The IT systems have become complex as more and more data gets accumulated. AIOps utilizes the power of ML algorithms to identify, alert, recommend, and resolve infrastructure issues. The algorithms mine through heaps of data to detect patterns and anomalies that may highlight a problem. Directional and proactive alerts are paramount to data infrastructure teams – they reduce downtime and improve the system’s overall performance by rapidly fixing bugs.
In addition to managing incidents, AIOps prove valuable to companies in improving the security of their IT environments. ML algorithms can spot potential security threats, which is a tough task for traditional signature-style threat detection systems. Organizations can reduce the risk of data breaches and other security incidents, which is not just costly affair but also poses reputational damage.
AIOps also enables companies to automate many of their server operations, including but not limited to – provisioning and configuring new servers or scaling resources as needed. Such automatic operations reduce the need for manual intervention and lift the system's overall efficiency.
Further, AIOps helps autoscaling servers using machine learning algorithms to predict future server traffic and usage patterns. These predictions can automatically adjust the number of servers to match the expected demand, reducing the risk of over-provisioning or under-provisioning resources. Additionally, it comes with the benefit of optimizing the placement of resources within a data center to ensure that they are being used as efficiently as possible, contributing to cost optimization – an initiative that is always dear to organizations charting out their digital journey.

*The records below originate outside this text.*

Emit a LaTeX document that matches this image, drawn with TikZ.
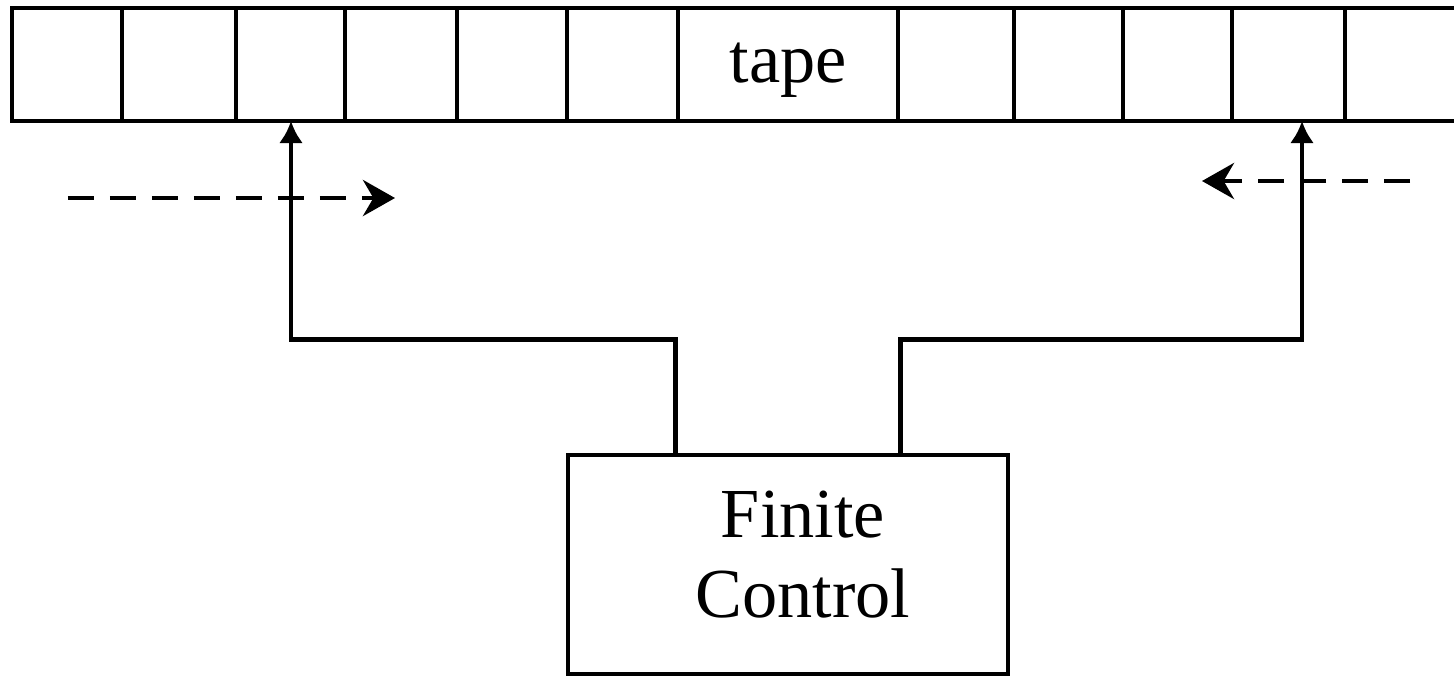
\documentclass[tikz,border=0pt]{standalone}
\usepackage{fontspec}
\setmainfont{Liberation Serif}
\usetikzlibrary{arrows.meta, calc}

\tikzset{
  cell/.style={line width=1.4pt},
  ctrlbox/.style={draw, line width=1.4pt, minimum width=4.4cm, minimum height=2.19cm, inner sep=0pt},
  link/.style={line width=1.4pt, -{Latex[length=0.22cm,width=0.24cm]}},
  move/.style={line width=1.4pt, dash pattern=on 0.26cm off 0.16cm, -{Stealth[length=0.32cm,width=0.36cm]}},
  lbl/.style={font=\fontsize{20}{23}\selectfont, inner sep=0pt}
}

\begin{document}
\begin{tikzpicture}
  \useasboundingbox (0,0) rectangle (14.54,6.77);

  % Tape (open on the right)
  \draw[cell] (14.54,6.69) -- (0.12,6.69) -- (0.12,5.56) -- (14.54,5.56);
  \foreach \x in {1.22,2.36,3.45,4.57,5.67,6.78,8.98,10.14,11.23,12.32,13.45}
    \draw[cell] (\x,5.56) -- (\x,6.69);
  \node[lbl, anchor=base] (tapelabel) at (7.88,5.95) {tape};

  % read/write heads on the tape
  \coordinate (headL) at (2.91,5.56);
  \coordinate (headR) at (13.02,5.56);

  % Finite control
  \node[ctrlbox] (ctrl) at (7.88,1.125) {};
  \node[lbl, align=center] (ctrllabel) at ($(ctrl.center)+(0.15,0.1)$) {Finite\\Control};

  \draw[link] ([xshift=1.1cm]ctrl.north west) -- ++(0,1.13) -| (headL);
  \draw[link] ([xshift=3.35cm]ctrl.north west) -- ++(0,1.13) -| (headR);

  % head movement
  \coordinate (mvL) at (0.68,4.79);
  \coordinate (mvR) at (14.10,4.96);
  \draw[move] (mvL) -- ++(3.27,0);
  \draw[move] (mvR) -- ++(-2.08,0);
\end{tikzpicture}
\end{document}
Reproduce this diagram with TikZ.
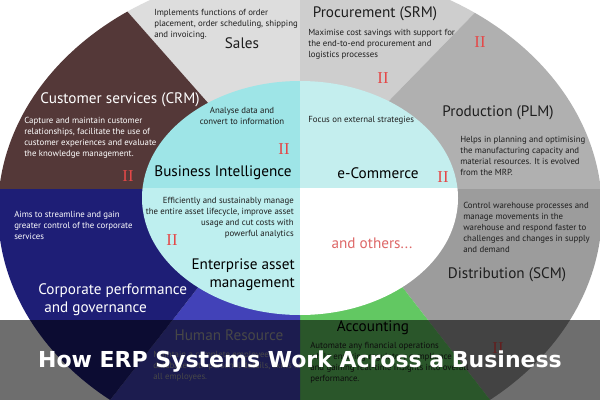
\documentclass[tikz,border=0pt]{standalone}
\usepackage{fontspec}
\setmainfont{PT Sans}
\newfontfamily\titlefont{DejaVu Sans}
\newfontfamily\romfont{Liberation Serif}
\definecolor{salesc}{RGB}{221,221,221}
\definecolor{procc}{RGB}{206,206,206}
\definecolor{prodc}{RGB}{176,176,176}
\definecolor{distc}{RGB}{156,156,156}
\definecolor{acctc}{RGB}{98,200,98}
\definecolor{hrc}{RGB}{66,66,184}
\definecolor{corpc}{RGB}{30,30,118}
\definecolor{crmc}{RGB}{84,56,56}
\definecolor{bic}{RGB}{158,229,231}
\definecolor{ecomc}{RGB}{196,238,238}
\definecolor{eamc}{RGB}{190,239,239}
\definecolor{markc}{RGB}{228,72,72}
\definecolor{otherc}{RGB}{222,104,104}
\definecolor{txtc}{RGB}{30,30,30}
\tikzset{
  big/.style={font=\fontsize{11.4pt}{13.8pt}\selectfont, inner sep=0pt},
  small/.style={font=\fontsize{6.6pt}{8.25pt}\selectfont, inner sep=0pt},
  redmark/.style={font=\romfont\fontsize{12.5pt}{12.5pt}\selectfont, text=markc, inner sep=0pt},
}
\begin{document}
\begin{tikzpicture}[x=0.75pt,y=-0.75pt]
\useasboundingbox (0,0) rectangle (600,400);
% outer ring sectors
\begin{scope}
\clip (300,211) ellipse [x radius=302, y radius=243];
\fill[salesc] (284,189) -- (73,-50) -- (300,-50) -- (300,189) -- cycle;
\fill[crmc] (284,189) -- (73,-50) -- (-50,-50) -- (-50,189) -- cycle;
\fill[procc] (300,189) -- (300,-50) -- (536,-50) -- (303,189) -- cycle;
\fill[prodc] (303,189) -- (536,-50) -- (650,-50) -- (650,189) -- cycle;
\fill[distc] (326,189) -- (650,189) -- (650,500) -- (568,500) -- cycle;
\fill[acctc] (300,189) -- (326,189) -- (568,500) -- (300,500) -- cycle;
\fill[hrc] (300,189) -- (300,500) -- (32,500) -- (275,189) -- cycle;
\fill[corpc] (275,189) -- (32,500) -- (-50,500) -- (-50,189) -- cycle;
\end{scope}
% inner ellipse quadrants
\begin{scope}
\clip (300,198) ellipse [x radius=158, y radius=117];
\fill[bic] (100,0) rectangle (300,188);
\fill[ecomc] (300,0) rectangle (500,188);
\fill[eamc] (100,188) rectangle (300,350);
\fill[white] (300,188) rectangle (500,350);
\end{scope}
% texts
\node[small, text=txtc, anchor=north west, align=left] (salesd) at (154,9) {Implements functions of order\\placement, order scheduling, shipping\\and invoicing.};
\node[big, text=txtc] (sales) at (242,43) {Sales};
\node[big, text=white] (crm) at (120,100) {Customer services (CRM)};
\node[small, text=white, anchor=north west, align=left] (crmd) at (24,117) {Capture and maintain customer\\relationships, facilitate the use of\\customer experiences and evaluate\\the knowledge management.};
\node[small, text=txtc, anchor=north, align=center] (bid) at (242,107) {Analyse data and\\convert to information};
\node[big, text=black] (bi) at (223,173) {Business Intelligence};
\node[big, text=txtc] (proc) at (375,14) {Procurement (SRM)};
\node[small, text=txtc, anchor=north west, align=left] (procd) at (308,29) {Maximise cost savings with support for\\the end-to-end procurement and\\logistics processes};
\node[big, text=txtc] (prod) at (498,113) {Production (PLM)};
\node[small, text=txtc, anchor=north west, align=left] (prodd) at (460,136) {Helps in planning and optimising\\the manufacturing capacity and\\material resources. It is evolved\\from the MRP.};
\node[small, text=txtc, anchor=north west, align=left] (ecomd) at (308,116) {Focus on external strategies};
\node[big, text=black] (ecom) at (378,173) {e-Commerce};
\node[small, text=white, anchor=north west, align=left] (corpd) at (14,211) {Aims to streamline and gain\\greater control of the corporate\\services};
\node[big, text=white, anchor=north west, align=left] (corp) at (38,283) {Corporate performance\\\hspace*{4.5pt}and governance};
\node[small, text=txtc, anchor=north east, align=right] (eamd) at (294,197) {Efficiently and sustainably manage\\the entire asset lifecycle, improve asset\\usage and cut costs with\\powerful analytics};
\node[big, text=black, anchor=north east, align=right] (eam) at (295,258) {Enterprise asset\\management};
\node[big, text=otherc] (others) at (372,243) {and others...};
\node[small, text=txtc, anchor=north west, align=left] (distd) at (463,202) {Control warehouse processes and\\manage movements in the\\warehouse and respond faster to\\challenges and changes in supply\\and demand};
\node[big, text=txtc] (dist) at (507,275) {Distribution (SCM)};
\node[big, text=black] (acct) at (373,328) {Accounting};
\node[small, text=txtc, anchor=north west, align=left] (acctd) at (310,342) {Automate any financial operations\\while ensuring regulatory compliance\\and gaining real-time insights into overall\\performance.};
\node[big, text=gray!70] (hr) at (229,335) {Human Resource};
\node[small, text=gray!70, anchor=north west, align=left] (hrd) at (153,351) {Maintain a complete employee\\database with personal details, skills of\\all employees.};
% markers
\node[redmark] (m1) at (128,176) {II};
\node[redmark] (m2) at (284,149) {II};
\node[redmark] (m3) at (383,78) {II};
\node[redmark] (m4) at (480,42) {II};
\node[redmark] (m5) at (443,177) {II};
\node[redmark] (m6) at (172,240) {II};
\node[redmark] (m7) at (498,348) {II};
% overlay band and title
\fill[black, opacity=0.57] (0,320) rectangle (600,400);
\node[font=\titlefont\bfseries\fontsize{16.5pt}{18pt}\selectfont, text=white, inner sep=0pt] (title) at (300,362) {How ERP Systems Work Across a Business};
\end{tikzpicture}
\end{document}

AIOps is an emerging trend that has the potential to revolutionize the way companies manage their IT operations. It analyzes large amounts of data by leveraging AI and ML algorithms to help companies quickly identify IT issues. Besides, it also improves visibility into their IT environment, automates many of their IT operations, and enhances the security of their IT systems. As technology continues to evolve, we can expect to see more such benefits from AIOps in the times to come.